I very clearly remember the first time I heard the self-titled first LP by Violent Femmes, a band from Milwaukee, in 1983.

This album has the most terrifying, horrific, Gothic and tragic quality that one can possibly imagine. Clearly inspired by punk rock, and yet much or most of the instrumentation is non-electrified. The three members of the band were all around 20 years old or less as far as I know.

I believe the advent of Violent Femmes and their first record was a manifestation of the collective consciousness concerning the imminent termination of sales of all-analog recordings precisely at that time.

I was in the Salisbury dormitory of Burton-Judson Hall at the University of Chicago when I heard this record being played very loudly in a neighboring room. I was astonished at the high drama of the performance: the anger, the great animosity, the rabid tone of condemnation and resentment. I thought "What sort of music is this?!"
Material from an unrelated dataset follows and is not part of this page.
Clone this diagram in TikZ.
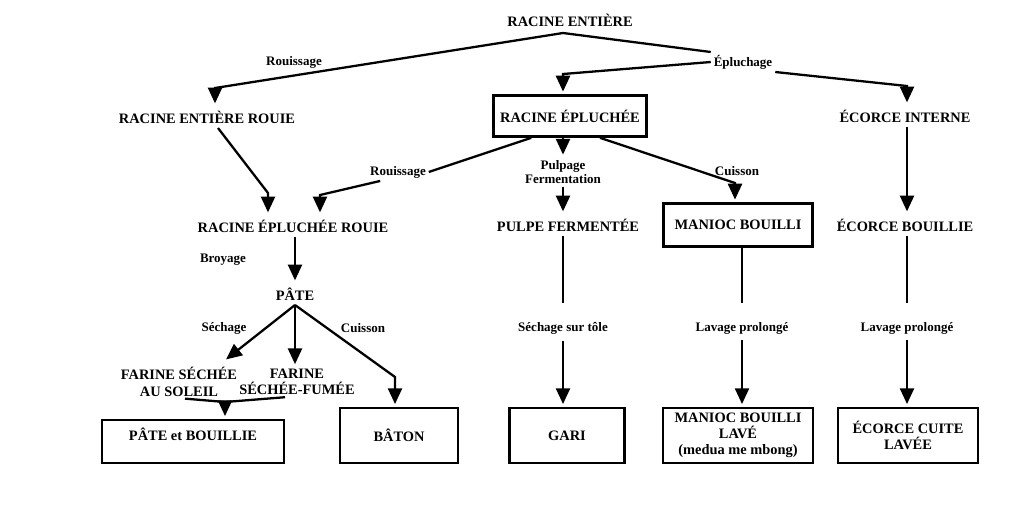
\documentclass[tikz,border=0pt]{standalone}
\usepackage{fontspec}
\setmainfont{Liberation Serif}
\usetikzlibrary{arrows.meta}
\begin{document}
\begin{tikzpicture}[x=0.02cm,y=-0.02cm,
  prod/.style={font=\fontsize{8.2}{9.4}\selectfont\bfseries,align=center,inner sep=2.5pt},
  box/.style={prod,draw,line width=1.5pt},
  lbl/.style={font=\fontsize{7.4}{8.2}\selectfont\bfseries,align=center,inner sep=1.5pt},
  ln/.style={line width=1.3pt},
  fl/.style={ln,-{Triangle[width=8pt,length=9pt]},shorten >=1.5pt}]
\useasboundingbox (0,0) rectangle (1024,512);
% produits
\node[prod] (ent) at (570,20) {RACINE ENTIÈRE};
\node[prod] (rer) at (207,117) {RACINE ENTIÈRE ROUIE};
\node[box,minimum width=3.06cm,minimum height=0.82cm] (ep) at (570,116) {RACINE ÉPLUCHÉE};
\node[prod] (ei) at (905,116) {ÉCORCE INTERNE};
\node[prod] (epr) at (293,226) {RACINE ÉPLUCHÉE ROUIE};
\node[prod] (pf) at (568,225) {PULPE FERMENTÉE};
\node[box,minimum width=2.98cm,minimum height=0.86cm] (mb) at (738,225) {MANIOC BOUILLI};
\node[prod] (eb) at (905,225) {ÉCORCE BOUILLIE};
\node[prod] (pate) at (295,294) {PÂTE};
\node[prod,inner sep=1pt] (fs) at (179,382) {FARINE SÉCHÉE\\AU SOLEIL};
\node[prod,inner sep=1pt] (ff) at (297,382) {FARINE\\SÉCHÉE-FUMÉE};
\node[box,minimum width=3.64cm,minimum height=0.86cm,text depth=0.3cm] (pb) at (193,441.5) {PÂTE et BOUILLIE};
\node[box,minimum width=2.36cm,minimum height=1.1cm] (bat) at (399,435.5) {BÂTON};
\node[box,minimum width=2.3cm,minimum height=1.1cm] (gari) at (567,435.5) {GARI};
\node[box,minimum width=3cm,minimum height=1.1cm,inner ysep=1pt,font=\fontsize{8.2}{8.8}\selectfont\bfseries] (mbl) at (738,435.5) {MANIOC BOUILLI\\LAVÉ\\[0.5pt](medua me mbong)};
\node[box,minimum width=2.8cm,minimum height=1.1cm] (ecl) at (908,435.5) {ÉCORCE CUITE\\LAVÉE};
% operations
\node[lbl] (rou1) at (294,62) {Rouissage};
\node[lbl] (epl) at (743,62) {Épluchage};
\node[lbl] (rou2) at (398,172) {Rouissage};
\node[lbl] (pulp) at (563,172) {Pulpage\\Fermentation};
\node[lbl] (cui1) at (737,171) {Cuisson};
\node[lbl] (broy) at (223,260) {Broyage};
\node[lbl] (sech) at (224,328) {Séchage};
\node[lbl] (cui2) at (363,328) {Cuisson};
\node[lbl] (sst) at (563,328) {Séchage sur tôle};
\node[lbl] (lav1) at (742,328) {Lavage prolongé};
\node[lbl] (lav2) at (907,328) {Lavage prolongé};
% coudes
\coordinate (top) at (563,33);
\coordinate (k1) at (215,88);
\coordinate (k2) at (563,74);
\coordinate (k3) at (907,86);
\coordinate (k4) at (268,193);
\coordinate (k5) at (320,195);
\coordinate (k6) at (735,183);
\coordinate (k7) at (224,361);
\coordinate (k8) at (395,377);
\coordinate (k9) at (225,402);
% fleches
\draw[fl] (top) -- (k1) -- (k1 |- rer.north);
\draw[ln] (top) -- (epl.north west);
\draw[fl] (epl.west) -- (k2) -- (k2 |- ep.north);
\draw[fl] (epl.south east) -- (k3) -- (k3 |- ei.north);
\draw[fl] ([xshift=0.22cm]rer.south) -- (k4) -- (k4 |- epr.north);
\draw[ln] ([xshift=0.78cm]ep.south west) -- (rou2.east);
\draw[fl] ([xshift=0.26cm]rou2.south west) -- (k5) -- (k5 |- epr.north);
\draw[fl] (pulp.north |- ep.south) -- (pulp.north);
\draw[fl] (pulp.south) -- (pulp.south |- pf.north);
\draw[fl] ([xshift=0.6cm]ep.south) -- (k6) -- (k6 |- mb.north);
\draw[fl] (k3 |- ei.south) -- (k3 |- eb.north);
\draw[fl] (epr.south -| pate.north) -- (pate.north);
\draw[fl] (pate.south) -- (k7);
\draw[fl] (pate.south) -- (pate.south |- ff.north);
\draw[fl] (pate.south) -- (k8) -- (k8 |- bat.north);
\draw[ln] ([xshift=0.12cm]fs.south) -- (k9);
\draw[ln] ([xshift=-0.24cm]ff.south) -- (k9);
\draw[fl] (k9) -- (k9 |- pb.north);
\draw[ln,shorten >=9pt] (sst.north |- pf.south) -- (sst.north);
\draw[fl,shorten <=2pt] (sst.south) -- (sst.south |- gari.north);
\draw[ln,shorten >=9pt] (lav1.north |- mb.south) -- (lav1.north);
\draw[fl,shorten <=2pt] (lav1.south) -- (lav1.south |- mbl.north);
\draw[ln,shorten >=9pt] (lav2.north |- eb.south) -- (lav2.north);
\draw[fl,shorten <=2pt] (lav2.south) -- (lav2.south |- ecl.north);
\end{tikzpicture}
\end{document}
Many years later I purchased a cassette of Violent Femmes' first record which I only years after that learned was in fact a digitally processed re-issue of the original. I listened to it several times, trying to experience the great power of the record as I had known it before but was unable to do so.

I do not understand what is the mechanism - the how and why - of collective consciousness that would cause this band to emerge precisely at the time of the demise of analog audio - the end of music as we knew it, or, if you will, the day the music died.

But the fact that it did so, and that it sounds like a scream of terror and rage, suggests to me the very great import of this digital versus analog audio technology issue.